Sejal Karia reports:
Work and Pensions Secretary Iain Duncan Smith recently insisted "There is no bedroom tax' during an appearance on BBC1's The Andrew Marr Show.
He explained: "This is about under-occupancy, let's be very clear about what this is about. We have in social sector housing, a very large number of people in houses where they have many more bedrooms than they actually need.
"Something like a million spare bedrooms are sitting around. Meanwhile, there are a quarter of a million people in overcrowding and a million people on the waiting list trying to get into housing."
Mr Duncan-Smith said the government wants people who are under occupying their homes to move to smaller properties or pay more.
"What we're saying to them is you can stay where you are, but if you do you'll have to pay more. Exactly the same people in the same criteria who rent under in the private sector and get housing benefit are not allowed to have extra bedrooms".
Lisa and Brett live in a two bedroom house in Essex, Lisa has cerebral palsy and Brett is her partner as well as her full-time carer.
Lisa's condition gives her spasms, causing her to move around a lot in the night, because of this Brett sleeps in the spare room 90 per cent of the time.
Because Lisa and Brett are a couple, they are expected to share a room, losing £80 a month.
The pair say they will struggle, because they cannot downsize.
Foster carer Hayley Woods has been looking after children for seven years, in her three bedroom house in Oldham, Lancashire.
She currently has a ten-year-old child in her care, with a spare bedroom ready to take on another.
Under the so called 'bedroom tax' policy, her bedrooms will be deemed empty, even though they may have children in them.
She stands to lose around £80 month, and says many foster carers she knows have said they will stop fostering.
David Cameron has promised to review "any individual case" relating to the so-called 'bedroom tax'.
Legal action will be launched against the plans today, which could see housing benefit payments reduced for tenants in council or housing association properties with empty bedrooms.
Under the new rules, all working-age tenants in receipt of housing benefit will be affected by the charge - 14 per cent for one unoccupied room, 25 per cent for two.
The charge would apply, irrespective of whether the room is occupied on a part time basis, such as a couple who use their spare bedroom if one of them is recovering from an illness or operation.
The 'bedroom tax' will affect around 660,000 social housing tenants across the country:
- Separated parents who share the care of their children and may have been allocated an extra bedroom to reflect this.

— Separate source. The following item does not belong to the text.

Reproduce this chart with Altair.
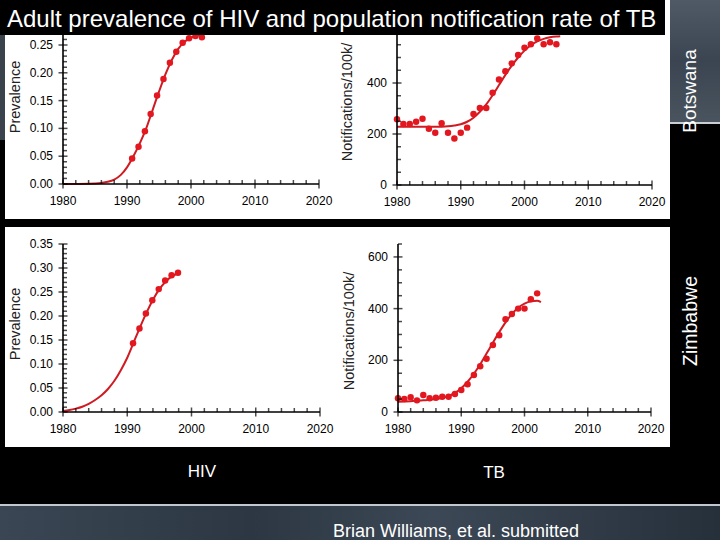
import altair as alt
import pandas as pd

W, H = 720, 540
FONT = "Liberation Sans, Arial, sans-serif"
RED_PT = "#e3171f"
RED_LN = "#cf1b22"

# ---- Botswana: adult HIV prevalence ----
bw_hiv_year = [1990.8, 1991.8, 1992.8, 1993.7, 1994.7, 1995.7, 1996.7, 1997.7, 1998.7, 1999.7, 2000.7, 2001.7]
bw_hiv_prev = [0.046, 0.067, 0.095, 0.126, 0.159, 0.189, 0.218, 0.238, 0.254, 0.262, 0.266, 0.264]
bw_hiv_fit_year = [1980, 1984, 1986, 1987, 1988, 1989, 1990, 1991, 1992, 1993, 1994, 1995, 1996, 1997, 1998, 1999, 2000, 2001, 2002]
bw_hiv_fit = [0.000, 0.0005, 0.002, 0.004, 0.008, 0.016, 0.030, 0.050, 0.073, 0.100, 0.133, 0.166, 0.197, 0.223, 0.243, 0.256, 0.263, 0.267, 0.268]

# ---- Botswana: TB notifications per 100k ----
bw_tb_year = list(range(1980, 2006))
bw_tb_rate = [258, 239, 239, 248, 260, 221, 205, 242, 205, 182, 205, 225, 278,
              302, 302, 362, 414, 446, 477, 510, 538, 552, 575, 552, 560, 552]
bw_tb_fit_year = [1980, 1982, 1984, 1986, 1988, 1989, 1990, 1991, 1992, 1993, 1994, 1995,
                  1996, 1997, 1998, 1999, 2000, 2001, 2002, 2003, 2004, 2005, 2005.6]
bw_tb_fit = [228, 228, 228, 228, 230, 233, 238, 248, 264, 287, 316, 352,
             392, 432, 468, 500, 527, 548, 563, 573, 579, 582, 583]

# ---- Zimbabwe: adult HIV prevalence ----
zw_hiv_year = [1990.9, 1991.9, 1992.9, 1993.9, 1994.9, 1995.9, 1996.9, 1997.9]
zw_hiv_prev = [0.143, 0.174, 0.205, 0.233, 0.256, 0.274, 0.285, 0.290]
zw_hiv_fit_year = [1980, 1981, 1982, 1983, 1984, 1985, 1986, 1987, 1988, 1989,
                   1990, 1991, 1992, 1993, 1994, 1995, 1996, 1997, 1998]
zw_hiv_fit = [0.002, 0.004, 0.007, 0.011, 0.017, 0.025, 0.035, 0.048, 0.065, 0.087,
              0.113, 0.145, 0.177, 0.207, 0.234, 0.256, 0.272, 0.283, 0.289]

# ---- Zimbabwe: TB notifications per 100k ----
zw_tb_year = list(range(1980, 2003))
zw_tb_rate = [53, 50, 57, 45, 66, 53, 55, 59, 59, 70, 85, 107, 143, 177, 206, 259,
              297, 359, 379, 400, 400, 436, 459]
zw_tb_fit_year = [1980, 1982, 1984, 1986, 1987, 1988, 1989, 1990, 1991, 1992, 1993,
                  1994, 1995, 1996, 1997, 1998, 1999, 2000, 2001, 2002, 2002.6]
zw_tb_fit = [40, 42, 45, 50, 55, 62, 74, 92, 117, 148, 185, 226, 268, 309, 347,
             379, 403, 419, 428, 430, 425]

# ---- axis tick values ----
year_major = [1980, 1990, 2000, 2010, 2020]
year_minor = [y for y in range(1982, 2020, 2) if y % 10 != 0]
prev_major_bw = [0.00, 0.05, 0.10, 0.15, 0.20, 0.25]
prev_major_zw = [0.00, 0.05, 0.10, 0.15, 0.20, 0.25, 0.30, 0.35]
prev_minor_bw = [round(i / 100, 2) for i in range(1, 27) if i % 5 != 0]
prev_minor_zw = [round(i / 100, 2) for i in range(1, 36) if i % 5 != 0]
rate_major_bw = [0, 200, 400]
rate_minor_bw = [v for v in range(50, 551, 50) if v % 200 != 0]
rate_major_zw = [0, 200, 400, 600]
rate_minor_zw = [v for v in range(50, 651, 50) if v % 200 != 0]

one = pd.DataFrame({"k": [0]})


def box(x, x2, y, y2, fill):
    return alt.Chart(one).mark_rect(color=fill, strokeWidth=0).encode(
        x=alt.value(x), x2=alt.value(x2), y=alt.value(y), y2=alt.value(y2))


def label(text, x, y, size, color="black", angle=0, align="center", baseline="middle"):
    return alt.Chart(one).mark_text(
        text=text, font=FONT, fontSize=size, color=color, angle=angle,
        align=align, baseline=baseline).encode(x=alt.value(x), y=alt.value(y))


def panel(xr, yr, ydom, pts_x, pts_y, fit_x, fit_y, y_major, y_minor, y_fmt):
    xsc = alt.Scale(domain=[1980, 2020], range=xr, nice=False, zero=False)
    ysc = alt.Scale(domain=ydom, range=yr, nice=False, zero=False)

    def X(field):
        return alt.X(field, type="quantitative", scale=xsc, axis=None)

    def Y(field):
        return alt.Y(field, type="quantitative", scale=ysc, axis=None)

    fit = alt.Chart(pd.DataFrame({"year": fit_x, "v": fit_y})).mark_line(
        color=RED_LN, strokeWidth=2, interpolate="monotone").encode(x=X("year"), y=Y("v"))
    pts = alt.Chart(pd.DataFrame({"year": pts_x, "v": pts_y})).mark_circle(
        color=RED_PT, size=42, opacity=1).encode(x=X("year"), y=Y("v"))

    # axis lines
    frame = pd.DataFrame({"x0": [1980], "x1": [2020], "y0": [ydom[0]], "y1": [ydom[1]]})
    x_line = alt.Chart(frame).mark_rule(color="black", strokeWidth=1.6).encode(
        x=X("x0"), x2=alt.X2("x1"), y=Y("y0"))
    y_line = alt.Chart(frame).mark_rule(color="black", strokeWidth=1.6).encode(
        x=X("x0"), y=Y("y0"), y2=alt.Y2("y1"))

    # ticks: major ticks cross the axis, minor ticks point inwards
    def xticks(vals, size, shift):
        df = pd.DataFrame({"t": vals, "base": ydom[0]})
        return alt.Chart(df).mark_tick(orient="vertical", size=size, thickness=1.5,
                                       yOffset=shift, color="black").encode(
            x=X("t"), y=Y("base"))

    def yticks(vals, size, shift):
        df = pd.DataFrame({"t": vals, "base": 1980})
        return alt.Chart(df).mark_tick(orient="horizontal", size=size, thickness=1.5,
                                       xOffset=shift, color="black").encode(
            x=X("base"), y=Y("t"))

    # tick labels
    xl = pd.DataFrame({"t": year_major, "base": ydom[0], "txt": [str(v) for v in year_major]})
    x_labels = alt.Chart(xl).mark_text(font=FONT, fontSize=12, color="black",
                                       baseline="top", dy=12).encode(
        x=X("t"), y=Y("base"), text="txt:N")
    yl = pd.DataFrame({"t": y_major, "base": 1980, "txt": [format(v, y_fmt) for v in y_major]})
    y_labels = alt.Chart(yl).mark_text(font=FONT, fontSize=12, color="black",
                                       align="right", baseline="middle", dx=-10).encode(
        x=X("base"), y=Y("t"), text="txt:N")

    return alt.layer(fit, pts, x_line, y_line,
                     xticks(year_major, 9, 0), xticks(year_minor, 4, -2),
                     yticks(y_major, 9, 0), yticks(y_minor, 4, 2),
                     x_labels, y_labels)


strip_grad = alt.Gradient(gradient="linear", x1=0, x2=0, y1=0, y2=1, stops=[
    alt.GradientStop(color="#505a66", offset=0),
    alt.GradientStop(color="#3b4551", offset=0.5),
    alt.GradientStop(color="#4a545f", offset=1)])
band_grad = alt.Gradient(gradient="linear", x1=0, x2=1, y1=0, y2=0, stops=[
    alt.GradientStop(color="#3a4653", offset=0),
    alt.GradientStop(color="#2c3743", offset=0.35),
    alt.GradientStop(color="#3d4856", offset=0.6),
    alt.GradientStop(color="#26303b", offset=1)])

# the Botswana plot areas run up under the title bar
BW_PREV_TOP = (184 - 35) / 556
BW_RATE_TOP = (185 - 35) / 0.255

layers = [
    box(0, W, 0, H, "black"),
    box(5, 670, 0, 219, "white"),
    box(5, 670, 227, 447, "white"),
    box(0, 5, 35, 140, "#3a424c"),
    box(670, W, 0, 122, strip_grad),
    box(670, W, 122, 124, "#c9ced4"),
    box(0, W, 504, 506, "#c0c7ce"),
    box(0, W, 506, H, band_grad),
    panel([63, 319], [184, 35], [0, BW_PREV_TOP],
          bw_hiv_year, bw_hiv_prev, bw_hiv_fit_year, bw_hiv_fit,
          prev_major_bw, prev_minor_bw, ".2f"),
    panel([397, 652], [185, 35], [0, BW_RATE_TOP],
          bw_tb_year, bw_tb_rate, bw_tb_fit_year, bw_tb_fit,
          rate_major_bw, rate_minor_bw, "d"),
    panel([63, 320], [412, 244], [0, 0.35],
          zw_hiv_year, zw_hiv_prev, zw_hiv_fit_year, zw_hiv_fit,
          prev_major_zw, prev_minor_zw, ".2f"),
    panel([398, 651], [412, 244], [0, 650],
          zw_tb_year, zw_tb_rate, zw_tb_fit_year, zw_tb_fit,
          rate_major_zw, rate_minor_zw, "d"),
    box(0, 665, 0, 35, "black"),
    label("Adult prevalence of HIV and population notification rate of TB", 7, 27, 24,
          color="white", align="left", baseline="alphabetic"),
    label("Prevalence", 16, 97, 14.5, color="#222222", angle=270),
    label("Notifications/100k/", 348, 102, 14.5, color="#222222", angle=270),
    label("Prevalence", 16, 324, 14.5, color="#222222", angle=270),
    label("Notifications/100k/", 350, 331, 14.5, color="#222222", angle=270),
    label("Botswana", 690, 91, 19, color="white", angle=270),
    label("Zimbabwe", 691, 321, 19.5, color="white", angle=270),
    label("HIV", 202, 472, 17, color="white"),
    label("TB", 494, 473, 17, color="white"),
    label("Brian Williams, et al. submitted", 456, 537, 18, color="white",
          baseline="alphabetic"),
]

chart = alt.layer(*layers).resolve_scale(
    x="independent", y="independent"
).properties(
    width=W, height=H, padding=0, background="black",
    autosize=alt.AutoSizeParams(type="none"),
).configure_view(
    strokeOpacity=0
)

chart.save("out.html", embed_options={"renderer": "svg", "actions": False})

Benefit rules mean that there must be a designated ‘main carer’ for children (who receives the extra benefit)
- Foster carers as foster children are not counted as part of the household for benefit purposes
- Couples who use their spare bedroom when recovering from an illness or operation
- Parents whose children visit but are not part of the household
- Families with disabled children
Source: The National Housing Federation
Opponents of the Government's plans to withhold benefits from some social housing tenants, deemed to have spare rooms, are today launching a legal challenge against the so-called 'bedroom tax'.
Earlier this week, David Cameron pledged to look at "any individual case" relating to the change in rules as the Government's plans were attacked by a string of opposition MPs.
The Prime Minister said the move was not a tax, explaining that "a tax is when someone earns money, it is their money and the Government takes some of it away."
The under-occupancy charge sees housing benefit payments reduced for tenants in council or housing association properties with empty bedrooms.